Few would argue that the Cardinals have had their fair share of struggles to start the year. The team is 1.5 games back in the NL Central as this is written, have formerly potent bats under performing, and question marks surrounding key members of the bullpen. One thing they have not had to worry about is a starting rotation that continues to rank among the league’s best, despite a revolving door at the 5th spot. I would suggest that they should have their open Sports Illustrated cover, but we all know how that worked out last time.
The Cards pitchers have compiled an ERA over 7+ weeks of play in the low 3’s. If you only include the starters, that drops to the high 2’s and is inclusive of some ERA-bloating performances from Tyler Lyons and Jaime Garcia (the latter coming from just one start this past Sunday in which he allowed four runs).
Adam Wainwright, Michael Wacha, and the apparently permanently injured Joe Kelly have particularly excelled with 1.85, 2.54, and 0.59 ERAs respectively. Of course Joe Kelly’s numbers were cut short at only three starts, but a spectacular season start like that ought not be ignored. It should also be noted that Wainwright’s microscopic .86 WHIP leads the team, and Wacha’s isn’t that far behind at 1.14. Wacha leads the club in SIERA at 3.06 ranked 17th in both leagues, and Wainwright comes in 24th at 3.20.
I’ve not yet made much of a stir over the three and four starters Lance Lynn and Shelby Miller, but they’ve been OK to good as well. Miller’s ERA is sitting at 3.18 after Friday’s game, where he allowed four runs in just five innings. Shelby started strong, but when the wheels came off, they landed with a thump, to the tune of a three run homer.
Lynn posts the worst showing (3.67) of anyone who’s started the whole season, but it’s improving…down to 3.60 after Thursday’s game where he racked up six strikeouts. Lynn only tossed six, but at just 89 pitches, he could have easily gone longer if he weren’t pulled for Jon Jay in a high leverage situation (spoiler alert: Jay grounded out).
Possibly the bigger pitching story is Miller. He finally made it into the 7th inning (and in fact completed it) for the first time this year last Saturday, and allowed no earned runs. For Miller, in particular, not getting past the 6th has started to become a real concern. Prior to Saturday, his outings lasted 5.1, 5.0, 6.0, 5.2, and 5.1 innings. The fact that he followed that up with a five innings outing is not encouraging, but his ERA is still respectable, especially for a fourth starter. Clearly, extending his starts is a work in progress.
Part of the bullpen’s woes can be blamed on starters (particularly Miller, and the revolving 5th starter) not making it deep into games, but another part of the problem is the makeup of that pen.

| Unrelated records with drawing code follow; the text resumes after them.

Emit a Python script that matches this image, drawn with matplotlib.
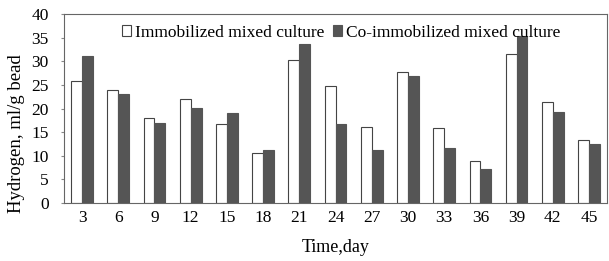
import numpy as np
import matplotlib.pyplot as plt

days = ["3", "6", "9", "12", "15", "18", "21", "24", "27", "30", "33", "36", "39", "42", "45"]
immobilized = [25.8, 23.9, 18.1, 22.1, 16.7, 10.6, 30.3, 24.8, 16.2, 27.8, 15.9, 8.8, 31.5, 21.4, 13.3]
co_immobilized = [31.2, 23.0, 17.0, 20.1, 19.0, 11.3, 33.7, 16.8, 11.3, 27.0, 11.6, 7.3, 35.3, 19.3, 12.4]

plt.rcParams['font.family'] = ['Liberation Serif', 'DejaVu Serif']
plt.rcParams['font.size'] = 12.5

x = np.arange(len(days))
w = 0.3
fig, ax = plt.subplots(figsize=(6.09, 2.61), dpi=100)
fig.subplots_adjust(left=0.105, right=0.997, top=0.946, bottom=0.222)

ax.bar(x - w/2, immobilized, width=w, color='white', edgecolor='#444444', linewidth=0.8,
       label='Immobilized mixed culture')
ax.bar(x + w/2, co_immobilized, width=w, color='#555555', edgecolor='#555555', linewidth=0.8,
       label='Co-immobilized mixed culture')

ax.set_xlim(-0.5, len(days) - 0.5)
ax.set_ylim(0, 40)
ax.set_yticks(range(0, 41, 5))
ax.set_xticks(x)
ax.set_xticklabels(days)
ax.tick_params(axis='x', length=0, pad=5)
ax.tick_params(axis='y', length=2, pad=9, color='#888888')
for s in ax.spines.values():
    s.set_color('#666666')
    s.set_linewidth(0.8)

ax.set_xlabel('Time,day', fontsize=13, labelpad=9)
ax.set_ylabel('Hydrogen, ml/g bead', fontsize=13.5)
ax.yaxis.set_label_coords(-0.072, 0.37)

ax.legend(loc='upper center', bbox_to_anchor=(0.51, 1.0), ncol=2, frameon=False,
          handlelength=0.55, handleheight=0.55, handletextpad=0.2, columnspacing=0.5,
          borderaxespad=0.2, fontsize=12.5)

plt.savefig("out.png", dpi=100)
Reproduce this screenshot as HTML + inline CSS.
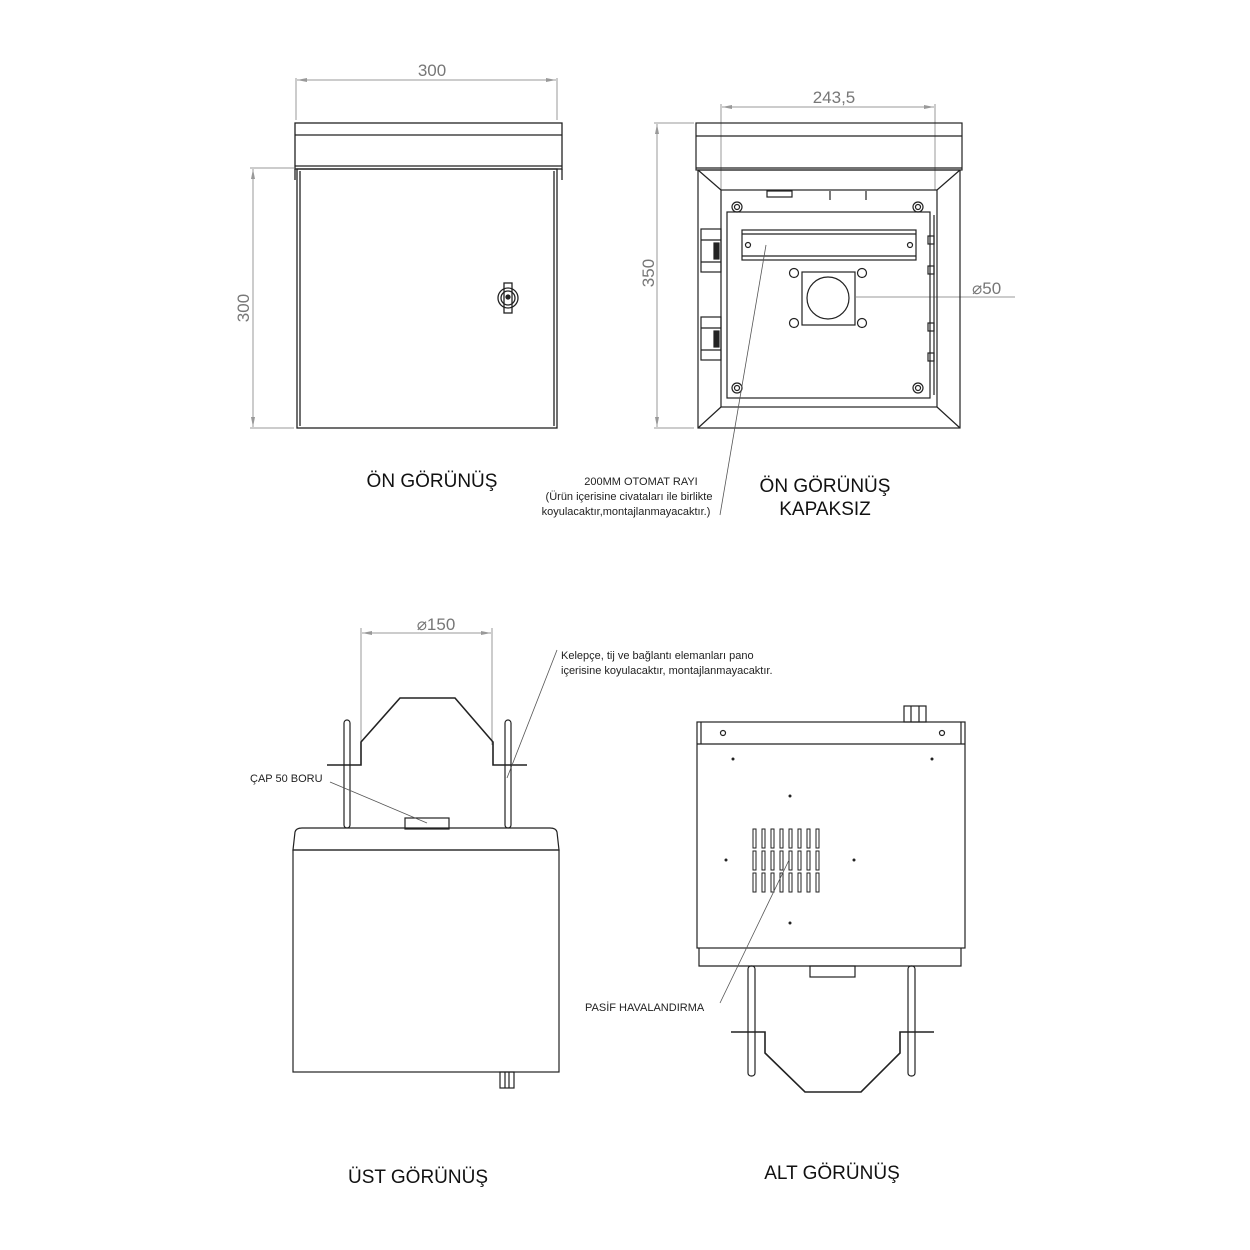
<!DOCTYPE html>
<html><head><meta charset="utf-8"><style>
html,body{margin:0;padding:0;background:#fff;}
svg{display:block;}
text{font-family:"Liberation Sans",sans-serif;}
</style></head><body>
<svg width="1250" height="1250" viewBox="0 0 1250 1250" xmlns="http://www.w3.org/2000/svg">
<defs>
<marker id="ar" viewBox="0 0 10 4" refX="10" refY="2" markerWidth="10" markerHeight="4" orient="auto-start-reverse" markerUnits="userSpaceOnUse"><path d="M0,0 L10,2 L0,4 Z" fill="#999"/></marker>
</defs>
<rect width="1250" height="1250" fill="#fff"/>

<!-- ===== FRONT VIEW 1 ===== -->
<g stroke="#999" stroke-width="1" fill="none">
<line x1="296" y1="78" x2="296" y2="120"/><line x1="557" y1="78" x2="557" y2="120"/>
<line x1="297" y1="80" x2="556" y2="80" marker-start="url(#ar)" marker-end="url(#ar)"/>
<line x1="250" y1="168" x2="294" y2="168"/><line x1="250" y1="428" x2="294" y2="428"/>
<line x1="253" y1="169" x2="253" y2="427" marker-start="url(#ar)" marker-end="url(#ar)"/>
</g>
<text x="432" y="76" font-size="17" fill="#777" text-anchor="middle">300</text>
<text transform="translate(249,308) rotate(-90)" font-size="17" fill="#777" text-anchor="middle">300</text>
<g stroke="#222" stroke-width="1.3" fill="none">
<rect x="295" y="123" width="267" height="46"/>
<line x1="295" y1="135" x2="562" y2="135"/>
<line x1="295" y1="166" x2="562" y2="166"/>
<rect x="297" y="169" width="260" height="259"/>
<line x1="300" y1="171" x2="300" y2="426"/><line x1="554" y1="171" x2="554" y2="426"/>
<line x1="295" y1="169" x2="295" y2="180"/><line x1="562" y1="169" x2="562" y2="180"/>
<circle cx="508" cy="298" r="10"/><circle cx="508" cy="298" r="7"/>
<rect x="504" y="283" width="8" height="30"/>
<circle cx="508" cy="297" r="2" fill="#222"/>
</g>

<!-- ===== FRONT VIEW 2 ===== -->
<g stroke="#999" stroke-width="1" fill="none">
<line x1="721" y1="104" x2="721" y2="190"/><line x1="935" y1="104" x2="935" y2="190"/>
<line x1="722" y1="107" x2="934" y2="107" marker-start="url(#ar)" marker-end="url(#ar)"/>
<line x1="654" y1="123" x2="694" y2="123"/><line x1="654" y1="428" x2="694" y2="428"/>
<line x1="657" y1="124" x2="657" y2="427" marker-start="url(#ar)" marker-end="url(#ar)"/>
<line x1="856" y1="297" x2="1015" y2="297"/>
</g>
<text x="834" y="103" font-size="17" fill="#777" text-anchor="middle">243,5</text>
<text transform="translate(654,273) rotate(-90)" font-size="17" fill="#777" text-anchor="middle">350</text>
<text x="972" y="294" font-size="17" fill="#777">⌀50</text>
<g stroke="#222" stroke-width="1.2" fill="none">
<rect x="696" y="123" width="266" height="47"/>
<line x1="696" y1="136" x2="962" y2="136"/>
<line x1="696" y1="168" x2="962" y2="168"/>
<rect x="698" y="170" width="262" height="258"/>
<line x1="698" y1="170" x2="721" y2="190"/><line x1="960" y1="170" x2="937" y2="190"/>
<line x1="698" y1="428" x2="721" y2="407"/><line x1="960" y1="428" x2="937" y2="407"/>
<rect x="721" y="190" width="216" height="217"/>
<rect x="727" y="212" width="203" height="186"/>
<rect x="742" y="230" width="174" height="30"/>
<line x1="742" y1="234" x2="916" y2="234"/><line x1="742" y1="256" x2="916" y2="256"/>
<circle cx="748" cy="245" r="2.5"/><circle cx="910" cy="245" r="2.5"/>
<rect x="802" y="272" width="53" height="53"/>
<circle cx="828" cy="298" r="21"/>
<circle cx="794" cy="273" r="4.5"/><circle cx="862" cy="273" r="4.5"/>
<circle cx="794" cy="323" r="4.5"/><circle cx="862" cy="323" r="4.5"/>
<circle cx="737" cy="207" r="5"/><circle cx="737" cy="207" r="2.5"/>
<circle cx="918" cy="207" r="5"/><circle cx="918" cy="207" r="2.5"/>
<circle cx="737" cy="388" r="5"/><circle cx="737" cy="388" r="2.5"/>
<circle cx="918" cy="388" r="5"/><circle cx="918" cy="388" r="2.5"/>
<rect x="767" y="191" width="25" height="6"/>
<line x1="830" y1="191" x2="830" y2="200"/><line x1="866" y1="191" x2="866" y2="200"/>
<rect x="701" y="229" width="20" height="43"/><rect x="701" y="317" width="20" height="43"/>
<line x1="701" y1="240" x2="721" y2="240"/><line x1="701" y1="262" x2="721" y2="262"/>
<line x1="701" y1="328" x2="721" y2="328"/><line x1="701" y1="350" x2="721" y2="350"/>
<rect x="714" y="243" width="5" height="16" fill="#222"/><rect x="714" y="331" width="5" height="16" fill="#222"/>
<line x1="934" y1="215" x2="934" y2="395"/>
<rect x="928" y="236" width="6" height="8"/><rect x="928" y="266" width="6" height="8"/>
<rect x="928" y="323" width="6" height="8"/><rect x="928" y="353" width="6" height="8"/>
</g>
<line x1="766" y1="245" x2="720" y2="515" stroke="#555" stroke-width="0.8"/>

<text x="641" y="485" font-size="11" fill="#222" text-anchor="middle">200MM OTOMAT RAYI</text>
<text x="629" y="500" font-size="11" fill="#222" text-anchor="middle">(Ürün içerisine civataları ile birlikte</text>
<text x="626" y="515" font-size="11" fill="#222" text-anchor="middle">koyulacaktır,montajlanmayacaktır.)</text>
<text x="432" y="487" font-size="19" fill="#111" text-anchor="middle">ÖN GÖRÜNÜŞ</text>
<text x="825" y="492" font-size="19" fill="#111" text-anchor="middle">ÖN GÖRÜNÜŞ</text>
<text x="825" y="515" font-size="19" fill="#111" text-anchor="middle">KAPAKSIZ</text>

<!-- ===== TOP VIEW ===== -->
<g stroke="#999" stroke-width="1" fill="none">
<line x1="361" y1="628" x2="361" y2="745"/><line x1="492" y1="628" x2="492" y2="745"/>
<line x1="362" y1="633" x2="491" y2="633" marker-start="url(#ar)" marker-end="url(#ar)"/>
</g>
<text x="436" y="630" font-size="17" fill="#777" text-anchor="middle">⌀150</text>
<g stroke="#222" stroke-width="1.2" fill="none">
<rect x="344" y="720" width="6" height="108" rx="3"/>
<rect x="505" y="720" width="6" height="108" rx="3"/>
<polyline points="327,765 361,765 361,742 400,698 455,698 493,742 493,765 527,765" stroke-width="1.6"/>
<rect x="405" y="818" width="44" height="11"/>
<path d="M293,850 L295,832 Q296,828 302,828 L550,828 Q556,828 557,832 L559,850 Z"/>
<rect x="293" y="850" width="266" height="222"/>
<rect x="500" y="1072" width="14" height="16"/>
<line x1="505" y1="1072" x2="505" y2="1088"/><line x1="509" y1="1072" x2="509" y2="1088"/>
</g>
<line x1="330" y1="782" x2="427" y2="823" stroke="#555" stroke-width="0.8"/>
<line x1="557" y1="650" x2="507" y2="778" stroke="#555" stroke-width="0.8"/>
<text x="250" y="782" font-size="11" fill="#222">ÇAP 50 BORU</text>
<text x="561" y="659" font-size="11" fill="#222">Kelepçe, tij ve bağlantı elemanları pano</text>
<text x="561" y="674" font-size="11" fill="#222">içerisine koyulacaktır, montajlanmayacaktır.</text>
<text x="418" y="1183" font-size="19" fill="#111" text-anchor="middle">ÜST GÖRÜNÜŞ</text>

<!-- ===== BOTTOM VIEW ===== -->
<g stroke="#222" stroke-width="1.2" fill="none">
<rect x="904" y="706" width="22" height="16"/>
<line x1="911" y1="706" x2="911" y2="722"/><line x1="919" y1="706" x2="919" y2="722"/>
<rect x="697" y="722" width="268" height="226"/>
<line x1="697" y1="744" x2="965" y2="744"/>
<line x1="701" y1="722" x2="701" y2="744"/><line x1="961" y1="722" x2="961" y2="744"/>
<circle cx="723" cy="733" r="2.5"/><circle cx="942" cy="733" r="2.5"/>
<path d="M699,948 L699,966 L961,966 L961,948"/>
<rect x="810" y="966" width="45" height="11"/>
<rect x="748" y="966" width="7" height="110" rx="3"/>
<rect x="908" y="966" width="7" height="110" rx="3"/>
<polyline points="731,1032 765,1032 765,1053 805,1092 861,1092 900,1053 900,1032 934,1032" stroke-width="1.6"/>
</g>
<g stroke="#222" stroke-width="1" fill="none">
<rect x="753" y="829" width="3" height="19"/><rect x="762" y="829" width="3" height="19"/><rect x="771" y="829" width="3" height="19"/><rect x="780" y="829" width="3" height="19"/><rect x="789" y="829" width="3" height="19"/><rect x="798" y="829" width="3" height="19"/><rect x="807" y="829" width="3" height="19"/><rect x="816" y="829" width="3" height="19"/>
<rect x="753" y="851" width="3" height="19"/><rect x="762" y="851" width="3" height="19"/><rect x="771" y="851" width="3" height="19"/><rect x="780" y="851" width="3" height="19"/><rect x="789" y="851" width="3" height="19"/><rect x="798" y="851" width="3" height="19"/><rect x="807" y="851" width="3" height="19"/><rect x="816" y="851" width="3" height="19"/>
<rect x="753" y="873" width="3" height="19"/><rect x="762" y="873" width="3" height="19"/><rect x="771" y="873" width="3" height="19"/><rect x="780" y="873" width="3" height="19"/><rect x="789" y="873" width="3" height="19"/><rect x="798" y="873" width="3" height="19"/><rect x="807" y="873" width="3" height="19"/><rect x="816" y="873" width="3" height="19"/>
</g>
<g fill="#222">
<circle cx="733" cy="759" r="1.5"/><circle cx="932" cy="759" r="1.5"/><circle cx="790" cy="796" r="1.5"/>
<circle cx="726" cy="860" r="1.5"/><circle cx="854" cy="860" r="1.5"/><circle cx="790" cy="923" r="1.5"/>
</g>
<line x1="720" y1="1003" x2="789" y2="860" stroke="#555" stroke-width="0.8"/>
<text x="585" y="1011" font-size="11" fill="#222">PASİF HAVALANDIRMA</text>
<text x="832" y="1179" font-size="19" fill="#111" text-anchor="middle">ALT GÖRÜNÜŞ</text>
</svg>
</body></html>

Both aspects got a little better this week with Miller starting to stretch out his appearances, Jason Motte returning, and Jaime Garcia back on the mound. Garcia’s return will allow for Joe Kelly to return to the pen. Motte will provide another late-innings option to back up the big three (Rosenthal, Martinez, and Siegrist).
As good as the rotation has been, there is always room for improvement. With the relatively low number of runs allowed, aiming to be sharper isn’t likely a reasonable goal. Instead, the staff (outside of Wainwright) needs to focus on pitch efficiency so they can make it deeper into games. It would also help their cause for the Cards bats to continue to hit as they have the past week or so. That will reduce the number of times the starter gets pulled for a pinch hitter and no other reason, as Lynn was on Thursday.
There are other pitching bright spots beyond the starting rotation. Pat Neshek has been a very pleasant and unexpected surprise. Sporting an ERA below 1 in over 19 innings pitched. In fact, he’s allowed just 3 walks and 2 earned runs the whole season. Trevor Rosenthal has steadily improved and returned to 2013 form. Despite Sunday’s high-profile loss, he’s becoming (again) a reliable option when not over exposed.
The St. Louis Cardinals face struggles like every other team does. However, their starters look very good almost two months in. The recent return of two veteran pitchers, and Shelby Miller hopefully figuring out how to be more efficient, will likely make the rotation (and indirectly, the bullpen) even stronger. If that comes to fruition, and the team’s offense can keep rolling, the NL Central has much to fear from the Redbirds.